Research Directions

Representation Learning in RL

Representation learning is a way to transform high-dimensional observation to low-dimensional embeddings to enable efficient learning, essentially a fancier name for dimension reduction. Many believe that deep nets are doing representation learning implicitly to achieve good generalization with relatively small training data.
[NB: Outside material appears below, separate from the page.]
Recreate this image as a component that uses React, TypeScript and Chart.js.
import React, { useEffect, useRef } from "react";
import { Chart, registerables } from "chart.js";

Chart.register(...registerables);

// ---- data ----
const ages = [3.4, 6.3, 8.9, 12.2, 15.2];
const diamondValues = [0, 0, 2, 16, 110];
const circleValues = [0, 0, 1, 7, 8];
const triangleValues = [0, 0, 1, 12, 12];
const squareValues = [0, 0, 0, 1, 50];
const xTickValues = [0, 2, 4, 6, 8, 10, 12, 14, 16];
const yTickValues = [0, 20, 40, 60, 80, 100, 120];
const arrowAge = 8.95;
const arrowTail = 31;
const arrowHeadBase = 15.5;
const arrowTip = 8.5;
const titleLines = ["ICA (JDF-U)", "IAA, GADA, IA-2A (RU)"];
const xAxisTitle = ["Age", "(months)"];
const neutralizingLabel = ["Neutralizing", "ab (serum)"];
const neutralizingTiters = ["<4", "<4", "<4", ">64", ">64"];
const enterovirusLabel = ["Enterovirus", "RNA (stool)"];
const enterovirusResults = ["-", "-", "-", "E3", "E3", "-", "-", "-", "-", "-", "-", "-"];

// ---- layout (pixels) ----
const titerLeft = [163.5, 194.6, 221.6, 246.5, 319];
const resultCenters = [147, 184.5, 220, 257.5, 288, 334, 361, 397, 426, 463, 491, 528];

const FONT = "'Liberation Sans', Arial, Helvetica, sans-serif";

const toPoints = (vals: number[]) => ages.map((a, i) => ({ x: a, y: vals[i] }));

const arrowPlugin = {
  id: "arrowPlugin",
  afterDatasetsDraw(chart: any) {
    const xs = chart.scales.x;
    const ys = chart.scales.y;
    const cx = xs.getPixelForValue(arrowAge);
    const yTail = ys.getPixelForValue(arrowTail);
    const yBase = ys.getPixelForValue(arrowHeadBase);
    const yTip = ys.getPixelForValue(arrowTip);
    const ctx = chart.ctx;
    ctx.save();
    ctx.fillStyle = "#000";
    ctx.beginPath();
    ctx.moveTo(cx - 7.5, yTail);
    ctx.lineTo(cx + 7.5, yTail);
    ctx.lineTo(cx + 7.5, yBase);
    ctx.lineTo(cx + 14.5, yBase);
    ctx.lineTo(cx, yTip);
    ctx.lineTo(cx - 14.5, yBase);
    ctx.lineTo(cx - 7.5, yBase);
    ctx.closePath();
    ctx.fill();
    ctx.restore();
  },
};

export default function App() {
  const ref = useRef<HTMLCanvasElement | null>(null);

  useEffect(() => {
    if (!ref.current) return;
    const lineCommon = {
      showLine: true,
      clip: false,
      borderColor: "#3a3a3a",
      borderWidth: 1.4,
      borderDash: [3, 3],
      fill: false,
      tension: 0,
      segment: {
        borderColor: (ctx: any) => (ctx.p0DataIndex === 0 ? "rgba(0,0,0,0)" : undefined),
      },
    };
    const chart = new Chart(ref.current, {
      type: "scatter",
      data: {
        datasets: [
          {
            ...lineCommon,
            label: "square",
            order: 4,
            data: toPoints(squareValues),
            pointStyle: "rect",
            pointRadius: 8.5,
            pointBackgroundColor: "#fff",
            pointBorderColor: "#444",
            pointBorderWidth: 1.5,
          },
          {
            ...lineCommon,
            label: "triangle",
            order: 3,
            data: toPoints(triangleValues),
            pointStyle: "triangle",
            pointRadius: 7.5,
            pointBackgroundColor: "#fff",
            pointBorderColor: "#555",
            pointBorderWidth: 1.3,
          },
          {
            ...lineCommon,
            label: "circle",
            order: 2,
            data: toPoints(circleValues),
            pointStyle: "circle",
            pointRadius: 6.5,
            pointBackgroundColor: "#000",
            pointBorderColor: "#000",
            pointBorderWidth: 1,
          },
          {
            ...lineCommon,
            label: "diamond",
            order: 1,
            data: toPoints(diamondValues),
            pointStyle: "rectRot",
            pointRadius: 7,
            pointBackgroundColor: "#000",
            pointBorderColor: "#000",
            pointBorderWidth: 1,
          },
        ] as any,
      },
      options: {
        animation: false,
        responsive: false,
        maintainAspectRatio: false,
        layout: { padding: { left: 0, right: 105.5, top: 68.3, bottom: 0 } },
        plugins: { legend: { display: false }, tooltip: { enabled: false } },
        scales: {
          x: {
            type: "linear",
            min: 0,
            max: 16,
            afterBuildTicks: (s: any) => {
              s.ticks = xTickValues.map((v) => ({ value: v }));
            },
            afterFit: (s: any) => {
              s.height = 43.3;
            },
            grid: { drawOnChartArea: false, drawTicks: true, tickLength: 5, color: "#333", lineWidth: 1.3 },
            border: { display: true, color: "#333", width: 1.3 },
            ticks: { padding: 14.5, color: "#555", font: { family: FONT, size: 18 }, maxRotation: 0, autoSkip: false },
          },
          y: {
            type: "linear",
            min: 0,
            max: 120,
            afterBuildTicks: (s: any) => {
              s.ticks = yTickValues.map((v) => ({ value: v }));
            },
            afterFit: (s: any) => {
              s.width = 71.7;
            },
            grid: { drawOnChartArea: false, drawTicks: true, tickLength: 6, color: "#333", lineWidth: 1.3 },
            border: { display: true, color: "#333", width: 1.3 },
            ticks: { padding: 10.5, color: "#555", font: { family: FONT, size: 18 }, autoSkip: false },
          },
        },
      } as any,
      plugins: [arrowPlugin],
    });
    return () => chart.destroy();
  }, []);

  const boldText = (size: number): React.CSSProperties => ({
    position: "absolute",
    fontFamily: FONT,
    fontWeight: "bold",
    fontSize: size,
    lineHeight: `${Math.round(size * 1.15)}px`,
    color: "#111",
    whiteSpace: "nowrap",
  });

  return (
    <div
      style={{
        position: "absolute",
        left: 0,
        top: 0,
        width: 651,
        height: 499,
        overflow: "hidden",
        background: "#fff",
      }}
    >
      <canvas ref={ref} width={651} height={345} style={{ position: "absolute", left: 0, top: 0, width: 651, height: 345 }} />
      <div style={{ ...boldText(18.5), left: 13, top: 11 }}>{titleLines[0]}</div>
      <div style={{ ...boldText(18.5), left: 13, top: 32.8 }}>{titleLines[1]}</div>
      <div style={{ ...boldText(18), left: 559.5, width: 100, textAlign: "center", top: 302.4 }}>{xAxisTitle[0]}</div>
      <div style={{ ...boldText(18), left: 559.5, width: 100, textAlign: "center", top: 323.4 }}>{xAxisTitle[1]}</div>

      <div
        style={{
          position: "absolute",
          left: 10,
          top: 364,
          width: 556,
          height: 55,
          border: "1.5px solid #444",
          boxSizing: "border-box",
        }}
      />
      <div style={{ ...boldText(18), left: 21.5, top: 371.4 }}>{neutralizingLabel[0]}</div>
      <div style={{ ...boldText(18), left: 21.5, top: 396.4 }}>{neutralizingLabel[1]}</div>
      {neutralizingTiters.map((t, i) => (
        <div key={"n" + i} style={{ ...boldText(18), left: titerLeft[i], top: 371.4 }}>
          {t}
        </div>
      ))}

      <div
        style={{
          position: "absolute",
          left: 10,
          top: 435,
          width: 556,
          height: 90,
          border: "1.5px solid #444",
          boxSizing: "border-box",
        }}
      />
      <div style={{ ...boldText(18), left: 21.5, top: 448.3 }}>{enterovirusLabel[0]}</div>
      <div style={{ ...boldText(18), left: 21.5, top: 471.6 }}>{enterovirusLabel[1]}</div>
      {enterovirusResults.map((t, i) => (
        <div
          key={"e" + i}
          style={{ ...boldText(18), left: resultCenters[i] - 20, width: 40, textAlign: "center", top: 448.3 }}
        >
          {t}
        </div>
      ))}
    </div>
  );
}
In contrast, we design methods to explicitly construct representations, which enable efficient exploration in RL and tractable learning in many challenging settings such as multi-player games and partially observatble environments.
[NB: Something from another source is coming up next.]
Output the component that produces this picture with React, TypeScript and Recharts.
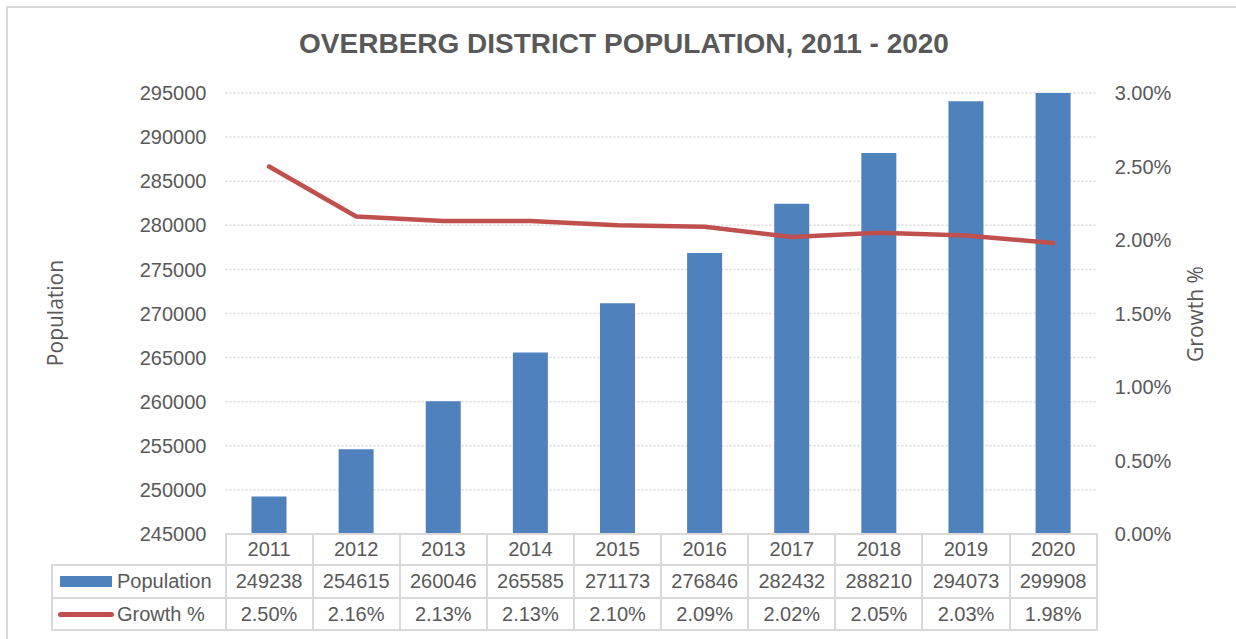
import React from "react";
import {
  ComposedChart,
  Bar,
  Line,
  XAxis,
  YAxis,
  CartesianGrid,
} from "recharts";

const years = ["2011", "2012", "2013", "2014", "2015", "2016", "2017", "2018", "2019", "2020"];
const population = [249238, 254615, 260046, 265585, 271173, 276846, 282432, 288210, 294073, 299908];
const growth = [2.5, 2.16, 2.13, 2.13, 2.1, 2.09, 2.02, 2.05, 2.03, 1.98];
const popTicks = [245000, 250000, 255000, 260000, 265000, 270000, 275000, 280000, 285000, 290000, 295000];
const growthTicks = [0, 0.5, 1, 1.5, 2, 2.5, 3];

const W = 1236;
const H = 639;
const PLOT_L = 225.5;
const PLOT_R = 1096.7;
const PLOT_T = 93;
const PLOT_B = 534;
const AXIS_W = 100;

const TEXT = "#595959";
const BORDER = "#d9d9d9";
const FONT = "'Liberation Sans', Arial, sans-serif";

const data = years.map((y, i) => ({ year: y, population: population[i], growth: growth[i] }));

function DataTable() {
  const colW = (PLOT_R - PLOT_L) / years.length;
  const rows = [PLOT_B, 565, 598, 630];
  const cell = (left: number, top: number, width: number, height: number, content: React.ReactNode, key: string) => (
    <div
      key={key}
      style={{
        position: "absolute",
        left,
        top,
        width,
        height,
        display: "flex",
        alignItems: "center",
        justifyContent: "center",
        fontFamily: FONT,
        fontSize: 20,
        color: TEXT,
        boxSizing: "border-box",
      }}
    >
      {content}
    </div>
  );
  const lines: React.ReactNode[] = [];
  // horizontal lines
  lines.push(<div key="h0" style={{ position: "absolute", left: PLOT_L - 1, top: rows[0] - 1, width: PLOT_R - PLOT_L + 2, height: 2, background: BORDER }} />);
  [rows[1], rows[2], rows[3]].forEach((y, i) =>
    lines.push(<div key={"h" + (i + 1)} style={{ position: "absolute", left: 51, top: y - 1, width: PLOT_R - 51 + 1, height: 2, background: BORDER }} />)
  );
  // vertical lines
  lines.push(<div key="vl" style={{ position: "absolute", left: 51, top: rows[1] - 1, width: 2, height: rows[3] - rows[1] + 2, background: BORDER }} />);
  for (let i = 0; i <= years.length; i++) {
    const x = PLOT_L + i * colW;
    lines.push(<div key={"v" + i} style={{ position: "absolute", left: x - 1, top: rows[0] - 1, width: 2, height: rows[3] - rows[0] + 2, background: BORDER }} />);
  }
  const cells: React.ReactNode[] = [];
  years.forEach((y, i) => {
    const x = PLOT_L + i * colW;
    cells.push(cell(x, rows[0], colW, rows[1] - rows[0], y, "y" + i));
    cells.push(cell(x, rows[1], colW, rows[2] - rows[1], String(population[i]), "p" + i));
    cells.push(cell(x, rows[2], colW, rows[3] - rows[2], growth[i].toFixed(2) + "%", "g" + i));
  });
  return (
    <>
      {lines}
      {cells}
      <div style={{ position: "absolute", left: 60, top: 576, width: 52, height: 11, background: "#4F81BD" }} />
      <div style={{ position: "absolute", left: 58, top: 611.5, width: 56, height: 5, borderRadius: 3, background: "#C0504D" }} />
      <div style={{ position: "absolute", left: 117, top: rows[1], height: rows[2] - rows[1], display: "flex", alignItems: "center", fontFamily: FONT, fontSize: 20, color: TEXT }}>Population</div>
      <div style={{ position: "absolute", left: 117, top: rows[2], height: rows[3] - rows[2], display: "flex", alignItems: "center", fontFamily: FONT, fontSize: 20, color: TEXT }}>Growth %</div>
    </>
  );
}

export default function App() {
  return (
    <div style={{ position: "absolute", left: 0, top: 0, width: W, height: H, background: "#fff", overflow: "hidden" }}>
      <div style={{ position: "absolute", left: 6, top: 6, width: W + 20, height: H + 20, border: `2px solid ${BORDER}` }} />
      <div
        style={{
          position: "absolute",
          left: 0,
          width: W,
          top: 27.5,
          textAlign: "center",
          paddingLeft: 12,
          boxSizing: "border-box",
          fontFamily: FONT,
          fontWeight: "bold",
          fontSize: 28,
          color: TEXT,
          whiteSpace: "nowrap",
        }}
      >
        OVERBERG DISTRICT POPULATION, 2011 - 2020
      </div>
      <div
        style={{
          position: "absolute",
          left: 55,
          top: 313,
          transform: "translate(-50%, -50%) rotate(-90deg)",
          fontFamily: "'Open Sans', sans-serif",
          fontSize: 21,
          color: TEXT,
          whiteSpace: "nowrap",
        }}
      >
        Population
      </div>
      <div
        style={{
          position: "absolute",
          left: 1195,
          top: 314,
          transform: "translate(-50%, -50%) rotate(-90deg)",
          fontFamily: "'Open Sans', sans-serif",
          fontSize: 21,
          color: TEXT,
          whiteSpace: "nowrap",
        }}
      >
        Growth %
      </div>
      <div style={{ position: "absolute", left: 0, top: 0 }}>
        <ComposedChart
          width={W}
          height={H}
          data={data}
          margin={{ top: PLOT_T, bottom: H - PLOT_B, left: PLOT_L - AXIS_W, right: W - PLOT_R - AXIS_W }}
        >
          <CartesianGrid yAxisId="left" vertical={false} stroke={BORDER} strokeDasharray="2 2" strokeWidth={1.5} />
          <XAxis dataKey="year" hide />
          <YAxis
            yAxisId="left"
            orientation="left"
            width={AXIS_W}
            domain={[245000, 295000]}
            ticks={popTicks}
            allowDataOverflow
            axisLine={false}
            tickLine={false}
            tickSize={0}
            tickMargin={19}
            tick={{ fill: TEXT, fontSize: 20, fontFamily: FONT }}
          />
          <YAxis
            yAxisId="right"
            orientation="right"
            width={AXIS_W}
            domain={[0, 3]}
            ticks={growthTicks}
            axisLine={false}
            tickLine={false}
            tickSize={0}
            tickMargin={18}
            tickFormatter={(v: number) => v.toFixed(2) + "%"}
            tick={{ fill: TEXT, fontSize: 20, fontFamily: FONT, textAnchor: "start" }}
          />
          <Bar yAxisId="left" dataKey="population" fill="#4F81BD" barSize={35} isAnimationActive={false} />
          <Line
            yAxisId="right"
            dataKey="growth"
            stroke="#C0504D"
            strokeWidth={4.5}
            strokeLinecap="round"
            strokeLinejoin="round"
            dot={false}
            activeDot={false}
            isAnimationActive={false}
          />
        </ComposedChart>
      </div>
      <DataTable />
    </div>
  );
}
[ICLR 2021] Model-based representation learning.
[ICML 2022] Model-free representation learning, with Pytorch implementation.
[COLT 2023] Representation Learning enables efficient transfer across different environments.
[ICLR 2023] Representation learning escapes the curse of multi-agent in multi-player Markov games.
[ICML 2023] Representation learning empowers computationally tractable learning in POMDP, for the first time.

Robust Machine Learning against Data Corruption

Real-world data is noisy. If we wish to deploy an intelligent system into the wild without human babysitting, the system must be able to hold its ground and learn reliable in the face of noisy, biased and sometimes adversarially corrupted observations. Our goal is to design machine learning algorithms that are scalable and guaranteed to be robust against noisy data.

[AAAI 2018] Even a small set of clean data can help with combatting noisy data in supervised learning.
[Neurips 2019, ICML 2020] Vanilla RL algorithms are very vulnerable to data corruption, even more so than supervised learning due to the interactive nature of the learning process.
[ICML 2021, AISTATS 2022] One of the first results on corruption-robust online and offline RL.
[AISTATS 2023] New challenges arise in the distributed learning setting due to data splitting. We designed a state-of-the-art robust mean estimation algorithm to optimally learn from batches of data that can be very different in sizes.

Machine Learning for (Natural and Social) Science and Beyond

One of my goals at CDS is to collaborate with social and natural science researchers by providing data-science technology and expertise. Together, we could solve impactful problems more efficiently and accurately by making better use of data. See below for some of the works we have done recently.

[CogSci 2020] Using machine teaching theory to explain human teaching behavior and design better learning agent that learns from human instructions.
[Neurips 2022] A new bandit style approach for accelerated protein design.
[Preprint 2023] An RL approach to adaptive influence maximization on social media.